### Work to complete
Below are some records. Retype exactly the lines from the one containing "Reproduce this chart with Plotly." through the one containing "import plotly.graph_objects as go", both included, skipping every picture.

### Data provided

..........

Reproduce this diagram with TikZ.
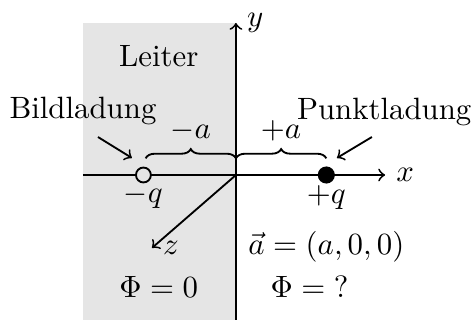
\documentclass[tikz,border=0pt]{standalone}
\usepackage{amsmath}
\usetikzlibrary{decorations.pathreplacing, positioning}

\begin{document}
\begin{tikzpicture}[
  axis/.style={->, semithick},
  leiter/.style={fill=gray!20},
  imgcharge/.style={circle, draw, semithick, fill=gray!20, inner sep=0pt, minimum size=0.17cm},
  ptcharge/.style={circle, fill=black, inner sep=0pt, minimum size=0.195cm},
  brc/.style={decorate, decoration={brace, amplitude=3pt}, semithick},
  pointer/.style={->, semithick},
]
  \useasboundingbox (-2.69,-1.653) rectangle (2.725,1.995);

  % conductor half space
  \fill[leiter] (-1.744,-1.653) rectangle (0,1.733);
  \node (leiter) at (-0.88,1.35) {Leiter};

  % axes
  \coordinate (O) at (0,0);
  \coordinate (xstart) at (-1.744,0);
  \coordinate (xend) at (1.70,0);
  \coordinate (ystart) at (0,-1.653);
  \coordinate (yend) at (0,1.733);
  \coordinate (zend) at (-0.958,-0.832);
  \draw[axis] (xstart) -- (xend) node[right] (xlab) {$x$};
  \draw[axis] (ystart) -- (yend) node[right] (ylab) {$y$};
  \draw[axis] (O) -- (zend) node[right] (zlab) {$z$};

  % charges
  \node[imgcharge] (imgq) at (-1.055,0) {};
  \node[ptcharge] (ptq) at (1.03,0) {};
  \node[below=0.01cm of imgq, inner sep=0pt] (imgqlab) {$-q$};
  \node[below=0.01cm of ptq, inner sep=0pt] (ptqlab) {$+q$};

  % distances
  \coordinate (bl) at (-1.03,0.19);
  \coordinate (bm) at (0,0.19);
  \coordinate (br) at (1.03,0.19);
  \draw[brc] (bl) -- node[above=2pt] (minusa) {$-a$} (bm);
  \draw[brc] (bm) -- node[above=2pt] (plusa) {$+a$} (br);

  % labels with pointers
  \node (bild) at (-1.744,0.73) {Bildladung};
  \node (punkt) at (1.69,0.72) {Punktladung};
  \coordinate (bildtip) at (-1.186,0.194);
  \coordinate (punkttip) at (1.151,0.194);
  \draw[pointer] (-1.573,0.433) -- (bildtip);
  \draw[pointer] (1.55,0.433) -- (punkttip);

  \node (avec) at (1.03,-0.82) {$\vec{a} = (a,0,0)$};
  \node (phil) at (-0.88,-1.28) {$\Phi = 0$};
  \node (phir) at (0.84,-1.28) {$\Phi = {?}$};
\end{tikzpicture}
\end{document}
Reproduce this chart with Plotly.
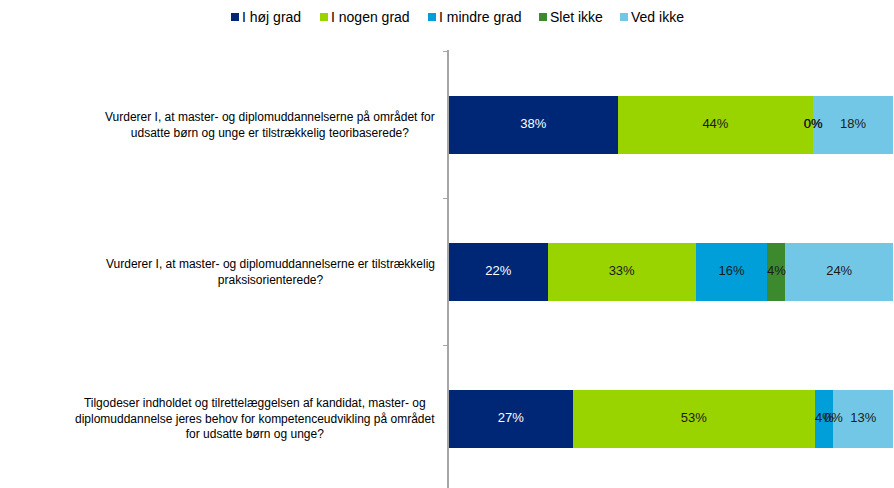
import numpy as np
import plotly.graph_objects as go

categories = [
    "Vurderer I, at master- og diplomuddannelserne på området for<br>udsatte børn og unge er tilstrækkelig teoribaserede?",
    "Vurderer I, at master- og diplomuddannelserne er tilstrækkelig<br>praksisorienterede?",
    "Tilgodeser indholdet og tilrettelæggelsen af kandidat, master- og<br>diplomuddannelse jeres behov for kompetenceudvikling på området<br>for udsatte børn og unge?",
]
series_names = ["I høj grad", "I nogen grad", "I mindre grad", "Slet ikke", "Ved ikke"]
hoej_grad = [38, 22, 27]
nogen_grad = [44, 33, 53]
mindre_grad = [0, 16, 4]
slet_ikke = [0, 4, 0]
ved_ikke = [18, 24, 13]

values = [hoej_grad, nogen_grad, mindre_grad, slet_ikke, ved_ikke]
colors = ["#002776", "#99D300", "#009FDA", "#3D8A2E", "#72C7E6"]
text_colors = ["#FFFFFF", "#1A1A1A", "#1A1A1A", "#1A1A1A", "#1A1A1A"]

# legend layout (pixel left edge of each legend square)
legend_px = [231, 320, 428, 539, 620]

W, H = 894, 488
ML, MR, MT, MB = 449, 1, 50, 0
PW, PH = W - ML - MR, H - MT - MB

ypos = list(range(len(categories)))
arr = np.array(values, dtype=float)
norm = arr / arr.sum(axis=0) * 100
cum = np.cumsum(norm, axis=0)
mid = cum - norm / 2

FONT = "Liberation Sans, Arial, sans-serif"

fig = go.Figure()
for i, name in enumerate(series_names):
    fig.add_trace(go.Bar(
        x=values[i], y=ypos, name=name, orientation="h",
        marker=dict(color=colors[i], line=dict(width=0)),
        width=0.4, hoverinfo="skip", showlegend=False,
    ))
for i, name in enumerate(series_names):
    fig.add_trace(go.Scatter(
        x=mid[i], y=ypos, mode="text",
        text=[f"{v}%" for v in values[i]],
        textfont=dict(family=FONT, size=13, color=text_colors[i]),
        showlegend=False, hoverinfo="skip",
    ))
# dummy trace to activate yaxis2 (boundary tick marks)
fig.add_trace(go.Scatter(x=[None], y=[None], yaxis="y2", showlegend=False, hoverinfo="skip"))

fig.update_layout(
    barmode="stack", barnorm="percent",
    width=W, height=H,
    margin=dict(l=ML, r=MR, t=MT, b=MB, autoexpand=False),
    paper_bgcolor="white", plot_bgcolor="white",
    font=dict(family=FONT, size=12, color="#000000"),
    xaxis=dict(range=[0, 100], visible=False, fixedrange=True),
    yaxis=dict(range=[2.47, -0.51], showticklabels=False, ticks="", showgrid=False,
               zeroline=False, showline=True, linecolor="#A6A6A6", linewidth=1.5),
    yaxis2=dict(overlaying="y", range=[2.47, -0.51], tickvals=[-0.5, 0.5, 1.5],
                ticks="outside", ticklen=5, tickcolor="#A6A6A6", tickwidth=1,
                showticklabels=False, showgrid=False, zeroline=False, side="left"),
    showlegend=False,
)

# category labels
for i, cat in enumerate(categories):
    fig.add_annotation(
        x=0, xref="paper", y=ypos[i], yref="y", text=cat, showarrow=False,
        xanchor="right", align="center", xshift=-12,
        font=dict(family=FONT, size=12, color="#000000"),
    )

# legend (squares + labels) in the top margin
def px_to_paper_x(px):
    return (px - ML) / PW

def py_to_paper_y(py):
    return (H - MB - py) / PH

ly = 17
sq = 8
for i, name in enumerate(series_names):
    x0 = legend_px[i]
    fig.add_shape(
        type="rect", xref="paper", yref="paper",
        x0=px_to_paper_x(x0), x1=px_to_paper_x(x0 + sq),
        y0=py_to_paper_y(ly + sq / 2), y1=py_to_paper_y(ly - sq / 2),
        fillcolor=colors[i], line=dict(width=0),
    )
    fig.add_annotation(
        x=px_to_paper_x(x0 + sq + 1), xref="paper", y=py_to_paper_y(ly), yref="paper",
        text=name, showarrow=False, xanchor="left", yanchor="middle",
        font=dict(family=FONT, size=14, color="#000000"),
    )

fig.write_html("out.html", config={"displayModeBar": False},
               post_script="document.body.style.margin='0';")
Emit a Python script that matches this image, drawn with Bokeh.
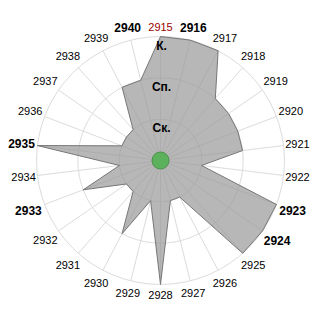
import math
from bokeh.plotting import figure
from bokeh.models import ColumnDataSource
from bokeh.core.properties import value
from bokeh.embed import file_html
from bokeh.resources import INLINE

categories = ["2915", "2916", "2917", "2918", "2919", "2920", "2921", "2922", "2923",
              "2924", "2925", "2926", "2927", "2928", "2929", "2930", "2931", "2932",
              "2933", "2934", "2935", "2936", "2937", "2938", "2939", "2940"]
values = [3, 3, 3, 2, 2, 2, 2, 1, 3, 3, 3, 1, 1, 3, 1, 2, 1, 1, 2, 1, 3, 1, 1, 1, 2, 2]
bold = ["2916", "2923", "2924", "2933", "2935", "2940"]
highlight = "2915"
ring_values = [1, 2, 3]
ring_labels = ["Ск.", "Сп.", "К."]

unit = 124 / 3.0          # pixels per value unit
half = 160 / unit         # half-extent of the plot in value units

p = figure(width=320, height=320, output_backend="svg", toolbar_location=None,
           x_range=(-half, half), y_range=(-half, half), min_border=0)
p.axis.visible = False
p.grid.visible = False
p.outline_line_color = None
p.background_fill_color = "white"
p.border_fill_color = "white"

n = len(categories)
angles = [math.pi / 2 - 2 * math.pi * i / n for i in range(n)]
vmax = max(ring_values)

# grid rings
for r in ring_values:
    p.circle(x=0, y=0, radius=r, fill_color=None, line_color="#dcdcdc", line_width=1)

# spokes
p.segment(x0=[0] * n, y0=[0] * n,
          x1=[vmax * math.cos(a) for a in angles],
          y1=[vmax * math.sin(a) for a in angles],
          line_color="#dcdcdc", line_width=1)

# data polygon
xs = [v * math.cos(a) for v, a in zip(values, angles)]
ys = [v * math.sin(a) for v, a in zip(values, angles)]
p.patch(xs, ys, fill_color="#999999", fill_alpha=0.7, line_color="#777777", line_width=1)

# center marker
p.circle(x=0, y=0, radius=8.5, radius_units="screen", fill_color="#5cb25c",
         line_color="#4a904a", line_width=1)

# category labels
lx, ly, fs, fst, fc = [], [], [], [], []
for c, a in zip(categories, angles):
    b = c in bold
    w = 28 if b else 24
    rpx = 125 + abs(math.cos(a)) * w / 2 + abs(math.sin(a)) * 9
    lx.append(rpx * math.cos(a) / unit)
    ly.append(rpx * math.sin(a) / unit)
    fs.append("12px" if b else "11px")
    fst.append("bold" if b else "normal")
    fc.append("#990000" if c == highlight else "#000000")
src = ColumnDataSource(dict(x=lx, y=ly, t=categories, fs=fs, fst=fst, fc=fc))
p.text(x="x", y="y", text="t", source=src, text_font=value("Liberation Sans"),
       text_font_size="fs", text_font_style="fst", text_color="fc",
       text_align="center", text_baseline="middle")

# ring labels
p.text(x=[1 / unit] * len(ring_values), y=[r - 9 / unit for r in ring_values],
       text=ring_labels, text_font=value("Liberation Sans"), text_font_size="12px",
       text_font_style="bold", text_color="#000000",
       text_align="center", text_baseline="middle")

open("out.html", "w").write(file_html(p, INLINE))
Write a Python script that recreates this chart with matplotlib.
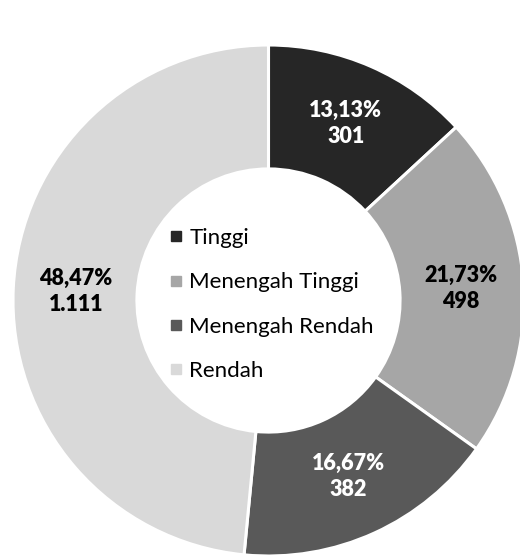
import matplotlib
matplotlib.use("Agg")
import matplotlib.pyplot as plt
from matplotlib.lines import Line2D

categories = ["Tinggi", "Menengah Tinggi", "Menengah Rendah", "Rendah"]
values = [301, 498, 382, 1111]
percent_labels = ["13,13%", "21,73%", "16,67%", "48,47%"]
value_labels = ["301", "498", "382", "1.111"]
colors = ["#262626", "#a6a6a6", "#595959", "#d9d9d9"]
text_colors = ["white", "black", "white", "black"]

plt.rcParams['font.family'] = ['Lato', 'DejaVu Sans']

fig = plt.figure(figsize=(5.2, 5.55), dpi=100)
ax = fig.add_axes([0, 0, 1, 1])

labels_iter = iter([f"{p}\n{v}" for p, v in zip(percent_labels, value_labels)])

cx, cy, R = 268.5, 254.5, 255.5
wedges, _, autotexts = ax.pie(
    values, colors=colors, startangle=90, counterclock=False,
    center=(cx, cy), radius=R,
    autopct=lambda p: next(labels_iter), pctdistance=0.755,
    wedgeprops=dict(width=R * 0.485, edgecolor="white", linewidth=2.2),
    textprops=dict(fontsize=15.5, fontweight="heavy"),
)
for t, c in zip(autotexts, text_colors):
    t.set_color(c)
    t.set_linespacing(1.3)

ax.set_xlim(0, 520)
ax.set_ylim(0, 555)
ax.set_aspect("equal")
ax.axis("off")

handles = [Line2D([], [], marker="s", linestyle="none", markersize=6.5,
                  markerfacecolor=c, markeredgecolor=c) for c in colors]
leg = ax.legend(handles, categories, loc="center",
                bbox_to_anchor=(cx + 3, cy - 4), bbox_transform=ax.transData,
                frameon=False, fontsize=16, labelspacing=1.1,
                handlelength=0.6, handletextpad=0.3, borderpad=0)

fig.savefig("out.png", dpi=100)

..........

### Response below
Reproduce this chart with Plotly.
import numpy as np
import plotly.graph_objects as go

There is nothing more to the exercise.